[Records with drawing code]
--- Start ---

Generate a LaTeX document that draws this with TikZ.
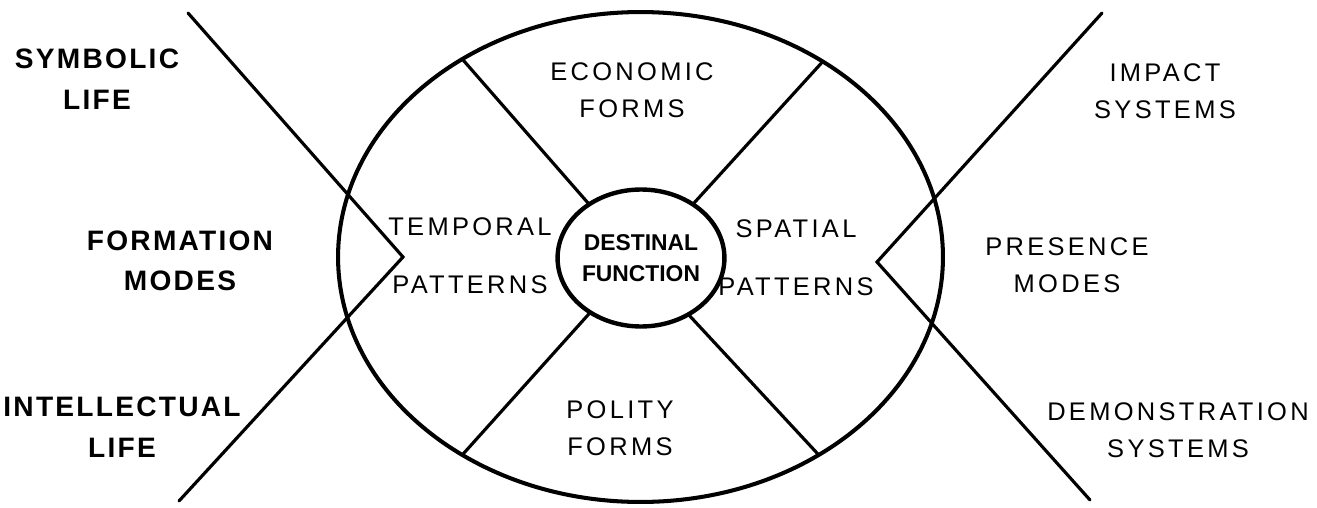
\documentclass[tikz,border=0pt]{standalone}
\usepackage{fontspec}
\setmainfont{Liberation Sans}
\newfontfamily\markerfont[LetterSpace=8]{Liberation Sans}
\newfontfamily\penfont[LetterSpace=13]{Liberation Sans}
\usetikzlibrary{shapes.geometric}
\begin{document}
\begin{tikzpicture}[
    x=0.02cm, y=-0.02cm,
    every node/.style={align=center},
    rim/.style={draw, ellipse, line width=2.3pt, minimum width=12.1cm, minimum height=9.8cm, inner sep=0pt, outer sep=0pt},
    hub/.style={draw, ellipse, line width=2.5pt, minimum width=2.92cm, minimum height=2.74cm, inner sep=0pt, outer sep=0pt, font=\bfseries\fontsize{13}{17.6}\selectfont},
    spoke/.style={draw, line width=1.8pt, line cap=round},
    cross line/.style={draw, line width=1.8pt, line cap=round, line join=miter},
    marker label/.style={font=\markerfont\bfseries\fontsize{16}{23}\selectfont},
    pen label/.style={font=\penfont\fontsize{14.5}{21}\selectfont},
    ]
\useasboundingbox (0,0) rectangle (1317,507);
\node[rim] (rim) at (640.5,257) {};
\node[hub] (hub) at (641,258) {DESTINAL\\FUNCTION};
\draw[spoke] (hub.134) -- (rim.132);
\draw[spoke] (hub.46) -- (rim.47);
\draw[spoke] (hub.227) -- (rim.228);
\draw[spoke] (hub.310) -- (rim.312);
\coordinate (symTip) at (188,13);
\coordinate (formTip) at (403,257);
\coordinate (intelTip) at (179,501);
\draw[cross line] (symTip) -- (formTip) -- (intelTip);
\coordinate (impTip) at (1102,13);
\coordinate (presTip) at (877,262);
\coordinate (demoTip) at (1090,500);
\draw[cross line] (impTip) -- (presTip) -- (demoTip);
\node[marker label] (symbolic) at (97,79) {SYMBOLIC\\LIFE};
\node[marker label] (formation) at (180,261) {FORMATION\\MODES};
\node[marker label] (intellectual) at (122,427) {INTELLECTUAL\\LIFE};
\node[pen label] (impact) at (1165,91) {IMPACT\\SYSTEMS};
\node[pen label] (presence) at (1067,265) {PRESENCE\\MODES};
\node[pen label] (demonstration) at (1178,430) {DEMONSTRATION\\SYSTEMS};
\node[pen label] (economic) at (632,90) {ECONOMIC\\FORMS};
\node[pen label] (polity) at (620,428) {POLITY\\FORMS};
\node[pen label] (temporal) at (470,256) {TEMPORAL\\[12pt]PATTERNS};
\node[pen label] (spatial) at (796,258) {SPATIAL\\[12pt]PATTERNS};
\end{tikzpicture}
\end{document}
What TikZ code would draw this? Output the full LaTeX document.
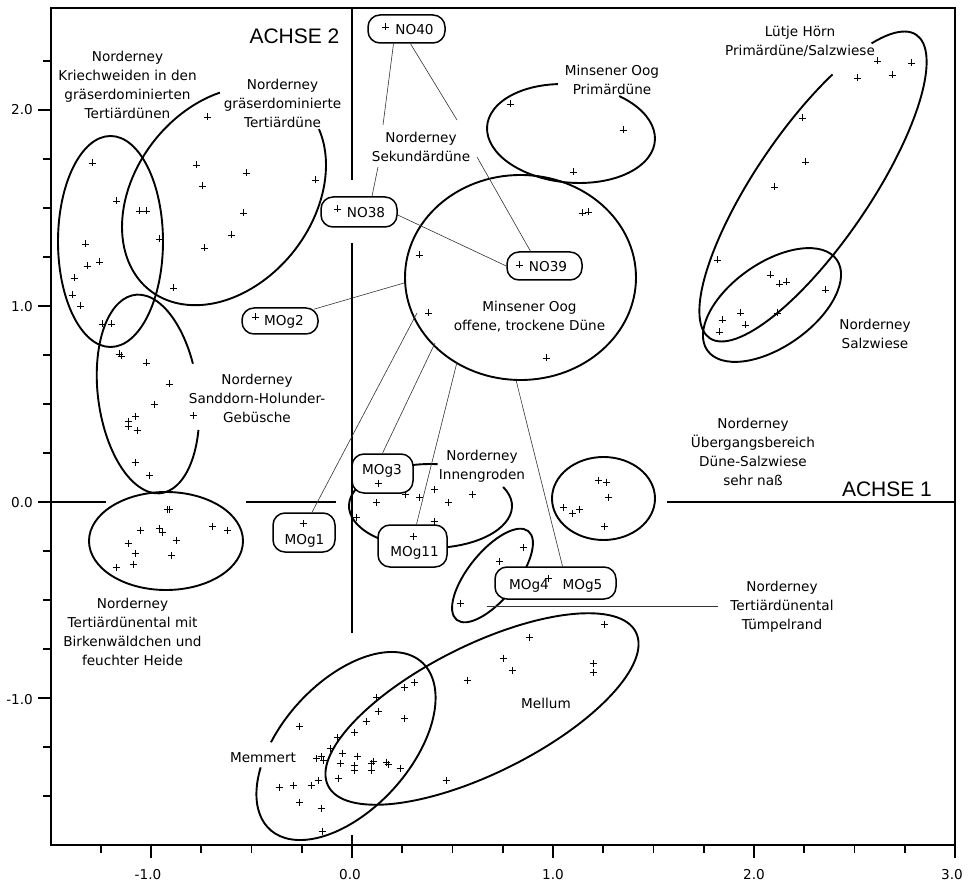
\documentclass[tikz,border=0pt]{standalone}
\usepackage{fontspec}
\setmainfont{DejaVu Sans}
\newfontfamily\achsefont{Liberation Sans}
\begin{document}
\begin{tikzpicture}[x=1pt,y=-1pt,
  ell/.style={line width=1.9pt},
  conn/.style={line width=0.6pt, draw=black!80},
  tagbox/.style={draw, line width=1.5pt, fill=white, rounded corners=12pt, inner sep=0pt},
  lab/.style={align=center, font=\fontsize{13.6}{19}\selectfont, inner sep=0pt},
  btxt/.style={font=\fontsize{13.6}{16}\selectfont, inner sep=0pt},
  axisline/.style={line width=1.7pt},
  ticklab/.style={font=\fontsize{13.6}{16}\selectfont, inner sep=0pt},
  achse/.style={font=\achsefont\fontsize{21}{24}\selectfont, inner sep=0pt},
  mk/.style={line width=0.7pt},
]
\fill[white] (0,0) rectangle (975,885);
\useasboundingbox (0,0) rectangle (975,885);

% frame and ticks
\draw[axisline] (51,8) rectangle (955,845);
\foreach \v in {-1,0,1,2} \draw[axisline] (38,{502-196*\v}) -- (51,{502-196*\v});
\foreach \v in {-1.5,-1.25,-0.75,-0.5,-0.25,0.25,0.5,0.75,1.25,1.5,1.75,2.25}
  \draw[axisline] (43,{502-196*\v}) -- (51,{502-196*\v});
\foreach \u in {-1,0,1,2,3} \draw[axisline] ({352+201*\u},845) -- ({352+201*\u},858);
\foreach \u in {-1.25,-0.75,-0.5,-0.25,0.25,0.5,0.75,1.25,1.5,1.75,2.25,2.5,2.75}
  \draw[axisline] ({352+201*\u},845) -- ({352+201*\u},853);
\draw[axisline] (352,835) -- (352,845);

\node[ticklab, anchor=east] (yl2) at (33,110) {2.0};
\node[ticklab, anchor=east] (yl1) at (33,307) {1.0};
\node[ticklab, anchor=east] (yl0) at (33,503) {0.0};
\node[ticklab, anchor=east] (ylm1) at (33,700) {-1.0};
\node[ticklab] (xlm1) at (148,875) {-1.0};
\node[ticklab] (xl0) at (350,875) {0.0};
\node[ticklab] (xl1) at (553,875) {1.0};
\node[ticklab] (xl2) at (754,875) {2.0};
\node[ticklab] (xl3) at (952,875) {3.0};

% inner axes
\draw[axisline] (352,8) -- (352,180);
\draw[axisline] (352,243) -- (352,633);
\draw[axisline] (51,502) -- (106,502);
\draw[axisline] (246,502) -- (336,502);
\draw[axisline] (667,502) -- (955,502);
\node[achse] (achse2) at (294.5,36) {ACHSE 2};
\node[achse] (achse1) at (887,489) {ACHSE 1};

% closed ellipses
\draw[ell] (110.5,241.5) ellipse [x radius=52.5, y radius=105.5];
\draw[ell] (166,541) ellipse [x radius=77, y radius=49];
\draw[ell] (520.5,277.5) ellipse [x radius=115.5, y radius=102.5];
\draw[ell] (603.5,498.5) ellipse [x radius=51.5, y radius=41.5];
\draw[ell, rotate around={35:(772,305)}] (772,305) ellipse [x radius=79, y radius=42];
\draw[ell, rotate around={26.5:(482,709)}] (482,709) ellipse [x radius=172, y radius=64];
\draw[ell, rotate around={51:(492.5,575.5)}] (492.5,575.5) ellipse [x radius=57, y radius=24];

% open ellipses
\begin{scope}[shift={(224,196)}, rotate=51.8]
  \draw[ell] (22:120 and 89) arc[start angle=22, end angle=311, x radius=120, y radius=89];
\end{scope}
\begin{scope}[shift={(148,394)}, rotate=97.5]
  \draw[ell] (115:100 and 50) arc[start angle=115, end angle=436, x radius=100, y radius=50];
\end{scope}
\begin{scope}[shift={(571,133.5)}, rotate=-5.2]
  \draw[ell] (302:84.2 and 49.1) arc[start angle=302, end angle=618, x radius=84.2, y radius=49.1];
\end{scope}
\begin{scope}[shift={(813,186.5)}, rotate=55.7]
  \draw[ell] (-34.5:183.5 and 57) arc[start angle=-34.5, end angle=304.4, x radius=183.5, y radius=57];
\end{scope}
\begin{scope}[shift={(430.5,506)}]
  \draw[ell] (-27:81.5 and 42) arc[start angle=-27, end angle=275, x radius=81.5, y radius=42];
\end{scope}
\begin{scope}[shift={(346,746)}, rotate=47.7]
  \draw[ell] (245:113 and 64) arc[start angle=245, end angle=589.6, x radius=113, y radius=64];
\end{scope}

% boxes
\node[tagbox, minimum width=77pt, minimum height=28pt] (NO40) at (406.5,29) {};
\node[tagbox, minimum width=76pt, minimum height=30pt] (NO38) at (359,212) {};
\node[tagbox, minimum width=75pt, minimum height=28pt] (NO39) at (544.5,266) {};
\node[tagbox, minimum width=76pt, minimum height=26pt] (MOg2) at (280,321) {};
\node[tagbox, minimum width=62pt, minimum height=39pt] (MOg1) at (304,532.5) {};
\node[tagbox, minimum width=61pt, minimum height=39pt] (MOg3) at (382.5,473.5) {};
\node[tagbox, minimum width=69pt, minimum height=42pt] (MOg11) at (412.5,546) {};
\node[tagbox, minimum width=121pt, minimum height=32pt] (MOg45) at (555.5,583) {};

% connector end points
\coordinate (sekTL) at (383,125);
\coordinate (sekTR) at (457,120);
\coordinate (sekBL) at (378,167);
\coordinate (sekBR) at (477,157);
\coordinate (bigA) at (404,283);
\coordinate (bigB) at (417,313);
\coordinate (bigC) at (435,343);
\coordinate (bigD) at (457,362);
\coordinate (bigE) at (516,380);
\coordinate (tumpA) at (487,606);
\coordinate (tumpB) at (718,606);

\draw[conn] ([xshift=-13pt]NO40.south) -- (sekTL);
\draw[conn] ([xshift=4pt]NO40.south) -- (sekTR);
\draw[conn] (sekBL) -- ([xshift=13pt]NO38.north);
\draw[conn] (sekBR) -- ([xshift=-14pt]NO39.north);
\draw[conn] ([yshift=-3pt]NO38.east) -- (NO39.west);
\draw[conn] ([xshift=-5pt,yshift=-2pt]MOg2.north east) -- (bigA);
\draw[conn] ([xshift=8pt]MOg1.north) -- (bigB);
\draw[conn] (MOg3.north) -- (bigC);
\draw[conn] ([xshift=4pt]MOg11.north) -- (bigD);
\draw[conn] ([xshift=7pt]MOg45.north) -- (bigE);
\draw[conn] (tumpA) -- (tumpB);

% box texts
\node[btxt] (NO40t) at (414.5,30) {NO40};
\node[btxt] (NO38t) at (366,213) {NO38};
\node[btxt] (NO39t) at (548,267) {NO39};
\node[btxt] (MOg2t) at (284,322) {MOg2};
\node[btxt] (MOg1t) at (304.5,541) {MOg1};
\node[btxt] (MOg3t) at (382,471) {MOg3};
\node[btxt] (MOg11t) at (414.5,553) {MOg11};
\node[btxt] (MOg4t) at (529,586) {MOg4};
\node[btxt] (MOg5t) at (582.5,586) {MOg5};

% labels
\node[lab] (kriech) at (127.5,85) {Norderney\\Kriechweiden in den\\gräserdominierten\\Tertiärdünen};
\node[lab] (graeser) at (282.5,103) {Norderney\\gräserdominierte\\Tertiärdüne};
\node[lab] (sek) at (421,147) {Norderney\\Sekundärdüne};
\node[lab] (primMO) at (612,80) {Minsener Oog\\Primärdüne};
\node[lab] (luetje) at (800,41) {Lütje Hörn\\Primärdüne/Salzwiese};
\node[lab] (offene) at (529.5,317) {Minsener Oog\\offene, trockene Düne};
\node[lab] (salzN) at (875,334) {Norderney\\Salzwiese};
\node[lab] (sanddorn) at (257,398) {Norderney\\Sanddorn-Holunder-\\Gebüsche};
\node[lab] (ueberg) at (753,452) {Norderney\\Übergangsbereich\\Düne-Salzwiese\\sehr naß};
\node[lab] (innen) at (482,466) {Norderney\\Innengroden};
\node[lab] (tuemp) at (782,607) {Norderney\\Tertiärdünental\\Tümpelrand};
\node[lab] (birken) at (132.5,632) {Norderney\\Tertiärdünental mit\\Birkenwäldchen und\\feuchter Heide};
\node[lab] (memmert) at (263,758) {Memmert};
\node[lab] (mellum) at (546,703) {Mellum};

% data points
\foreach \x/\y in {207/117, 92/163, 196/165, 246/173, 202/186, 315/180, 116/201, 139/211, 146/211,
  243/213, 159/239, 231/235, 85/244, 204/248, 87/266, 99/262, 74/278, 72/295, 173/288, 80/306,
  102/324, 111/324, 119/354, 121/356, 146/363, 169/384, 154/404, 193/415, 135/416, 128/421,
  128/426, 137/430, 135/462, 149/475,
  167/509, 169/509, 140/530, 159/528, 162/532, 212/526, 227/530, 176/540, 128/543, 135/553,
  171/555, 116/567, 133/564,
  255/317, 303/523, 385/27, 337/209, 519/265,
  510/104, 623/130, 573/172, 582/213, 588/212, 419/255, 428/313, 546/358,
  877/61, 911/63, 857/78, 892/75, 802/118, 805/162, 774/187, 717/260,
  770/275, 779/284, 786/282, 825/290, 740/313, 777/313, 722/320, 745/325, 719/332,
  378/483, 376/502, 405/494, 419/497, 434/489, 448/502, 472/494, 356/517, 434/521, 413/536,
  598/480, 606/482, 608/497, 563/507, 572/513, 579/509, 604/526,
  523/547, 499/561, 460/603, 548/578,
  604/624, 529/637, 503/658, 512/670, 467/680, 593/663, 593/672,
  414/682, 404/687, 376/697, 378/711, 404/718, 366/721, 299/726, 354/732, 337/737, 330/748,
  342/753, 357/756, 316/758, 321/756, 323/760, 340/763, 354/765, 371/763, 373/761, 386/762,
  388/764, 400/768, 354/770, 371/770, 338/778, 318/780, 446/780, 311/785, 293/785, 279/787,
  299/802, 321/808, 322/831}
  \draw[mk] (\x,\y) +(-3.5,0) -- +(3.5,0) +(0,-3.5) -- +(0,3.5);
\end{tikzpicture}
\end{document}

--- End ---

From the data above, copy out every line with the string "this" in it.

Generate a LaTeX document that draws this with TikZ.
What TikZ code would draw this? Output the full LaTeX document.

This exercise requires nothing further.